- **MATERIAL**
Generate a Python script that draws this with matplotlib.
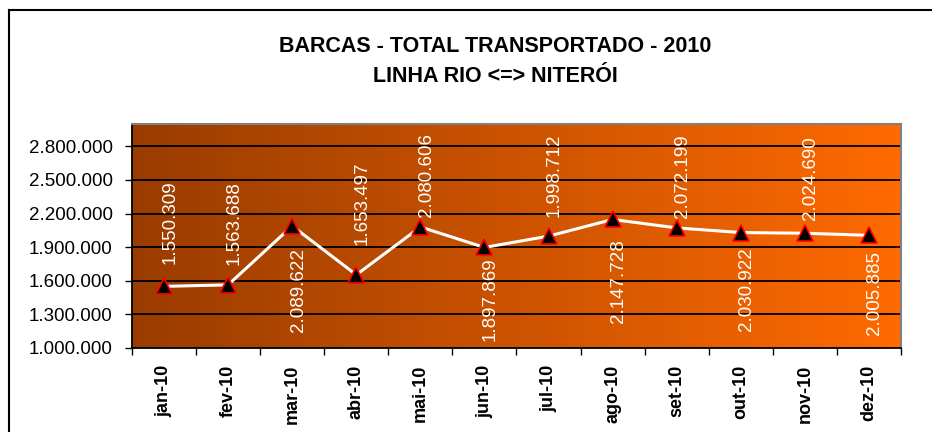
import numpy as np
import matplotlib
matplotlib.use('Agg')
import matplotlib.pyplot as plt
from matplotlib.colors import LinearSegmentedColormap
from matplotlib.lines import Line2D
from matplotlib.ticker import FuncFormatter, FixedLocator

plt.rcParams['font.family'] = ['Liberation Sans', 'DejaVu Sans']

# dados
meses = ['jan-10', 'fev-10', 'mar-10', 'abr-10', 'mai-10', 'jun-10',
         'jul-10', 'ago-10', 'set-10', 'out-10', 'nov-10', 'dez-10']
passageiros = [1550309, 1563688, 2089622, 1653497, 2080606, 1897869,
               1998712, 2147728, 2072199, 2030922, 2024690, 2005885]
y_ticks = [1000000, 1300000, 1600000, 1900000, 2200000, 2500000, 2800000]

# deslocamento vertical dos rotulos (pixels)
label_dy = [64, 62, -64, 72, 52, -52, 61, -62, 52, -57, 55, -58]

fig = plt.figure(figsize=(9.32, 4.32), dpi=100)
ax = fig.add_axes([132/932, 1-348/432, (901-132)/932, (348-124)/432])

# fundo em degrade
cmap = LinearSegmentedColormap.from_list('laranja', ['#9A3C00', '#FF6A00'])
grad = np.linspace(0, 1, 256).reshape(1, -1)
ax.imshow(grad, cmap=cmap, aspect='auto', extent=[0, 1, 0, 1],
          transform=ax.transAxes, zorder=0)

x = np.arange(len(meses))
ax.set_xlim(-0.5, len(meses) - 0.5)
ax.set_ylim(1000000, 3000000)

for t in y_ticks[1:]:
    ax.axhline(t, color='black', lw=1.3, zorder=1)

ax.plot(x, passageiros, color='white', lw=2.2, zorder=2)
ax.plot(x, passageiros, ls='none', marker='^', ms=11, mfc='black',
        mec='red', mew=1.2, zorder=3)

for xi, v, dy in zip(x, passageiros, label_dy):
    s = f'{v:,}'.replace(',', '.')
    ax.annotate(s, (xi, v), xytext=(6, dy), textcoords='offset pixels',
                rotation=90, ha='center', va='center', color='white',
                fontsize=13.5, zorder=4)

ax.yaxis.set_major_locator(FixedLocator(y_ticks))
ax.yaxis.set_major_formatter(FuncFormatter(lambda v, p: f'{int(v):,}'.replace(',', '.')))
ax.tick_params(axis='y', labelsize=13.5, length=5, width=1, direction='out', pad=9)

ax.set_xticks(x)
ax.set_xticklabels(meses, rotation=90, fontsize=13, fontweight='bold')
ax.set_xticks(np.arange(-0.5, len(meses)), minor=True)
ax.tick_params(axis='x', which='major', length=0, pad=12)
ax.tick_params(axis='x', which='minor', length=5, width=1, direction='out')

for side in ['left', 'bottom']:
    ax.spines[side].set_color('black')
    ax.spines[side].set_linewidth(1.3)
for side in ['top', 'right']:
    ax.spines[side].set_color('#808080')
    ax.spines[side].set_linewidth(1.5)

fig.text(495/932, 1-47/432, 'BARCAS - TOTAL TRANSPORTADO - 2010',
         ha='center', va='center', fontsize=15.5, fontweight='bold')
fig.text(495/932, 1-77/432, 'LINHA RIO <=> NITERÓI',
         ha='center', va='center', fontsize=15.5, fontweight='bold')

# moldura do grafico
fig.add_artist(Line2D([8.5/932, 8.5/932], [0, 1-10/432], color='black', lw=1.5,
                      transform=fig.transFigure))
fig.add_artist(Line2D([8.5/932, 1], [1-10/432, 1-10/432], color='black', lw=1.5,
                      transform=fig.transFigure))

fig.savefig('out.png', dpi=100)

- **WHAT NEEDS TO BE DONE**
Leave the pictures out and copy the rest of the data exactly.

- **OUTPUT BELOW**
Generate a Python script that draws this with matplotlib.
import numpy as np
import matplotlib
matplotlib.use('Agg')
import matplotlib.pyplot as plt
from matplotlib.colors import LinearSegmentedColormap
from matplotlib.lines import Line2D
from matplotlib.ticker import FuncFormatter, FixedLocator

plt.rcParams['font.family'] = ['Liberation Sans', 'DejaVu Sans']

# dados
meses = ['jan-10', 'fev-10', 'mar-10', 'abr-10', 'mai-10', 'jun-10',
         'jul-10', 'ago-10', 'set-10', 'out-10', 'nov-10', 'dez-10']
passageiros = [1550309, 1563688, 2089622, 1653497, 2080606, 1897869,
               1998712, 2147728, 2072199, 2030922, 2024690, 2005885]
y_ticks = [1000000, 1300000, 1600000, 1900000, 2200000, 2500000, 2800000]

# deslocamento vertical dos rotulos (pixels)
label_dy = [64, 62, -64, 72, 52, -52, 61, -62, 52, -57, 55, -58]

fig = plt.figure(figsize=(9.32, 4.32), dpi=100)
ax = fig.add_axes([132/932, 1-348/432, (901-132)/932, (348-124)/432])

# fundo em degrade
cmap = LinearSegmentedColormap.from_list('laranja', ['#9A3C00', '#FF6A00'])
grad = np.linspace(0, 1, 256).reshape(1, -1)
ax.imshow(grad, cmap=cmap, aspect='auto', extent=[0, 1, 0, 1],
          transform=ax.transAxes, zorder=0)

x = np.arange(len(meses))
ax.set_xlim(-0.5, len(meses) - 0.5)
ax.set_ylim(1000000, 3000000)

for t in y_ticks[1:]:
    ax.axhline(t, color='black', lw=1.3, zorder=1)

ax.plot(x, passageiros, color='white', lw=2.2, zorder=2)
ax.plot(x, passageiros, ls='none', marker='^', ms=11, mfc='black',
        mec='red', mew=1.2, zorder=3)

for xi, v, dy in zip(x, passageiros, label_dy):
    s = f'{v:,}'.replace(',', '.')
    ax.annotate(s, (xi, v), xytext=(6, dy), textcoords='offset pixels',
                rotation=90, ha='center', va='center', color='white',
                fontsize=13.5, zorder=4)

ax.yaxis.set_major_locator(FixedLocator(y_ticks))
ax.yaxis.set_major_formatter(FuncFormatter(lambda v, p: f'{int(v):,}'.replace(',', '.')))
ax.tick_params(axis='y', labelsize=13.5, length=5, width=1, direction='out', pad=9)

ax.set_xticks(x)
ax.set_xticklabels(meses, rotation=90, fontsize=13, fontweight='bold')
ax.set_xticks(np.arange(-0.5, len(meses)), minor=True)
ax.tick_params(axis='x', which='major', length=0, pad=12)
ax.tick_params(axis='x', which='minor', length=5, width=1, direction='out')

for side in ['left', 'bottom']:
    ax.spines[side].set_color('black')
    ax.spines[side].set_linewidth(1.3)
for side in ['top', 'right']:
    ax.spines[side].set_color('#808080')
    ax.spines[side].set_linewidth(1.5)

fig.text(495/932, 1-47/432, 'BARCAS - TOTAL TRANSPORTADO - 2010',
         ha='center', va='center', fontsize=15.5, fontweight='bold')
fig.text(495/932, 1-77/432, 'LINHA RIO <=> NITERÓI',
         ha='center', va='center', fontsize=15.5, fontweight='bold')

# moldura do grafico
fig.add_artist(Line2D([8.5/932, 8.5/932], [0, 1-10/432], color='black', lw=1.5,
                      transform=fig.transFigure))
fig.add_artist(Line2D([8.5/932, 1], [1-10/432, 1-10/432], color='black', lw=1.5,
                      transform=fig.transFigure))

fig.savefig('out.png', dpi=100)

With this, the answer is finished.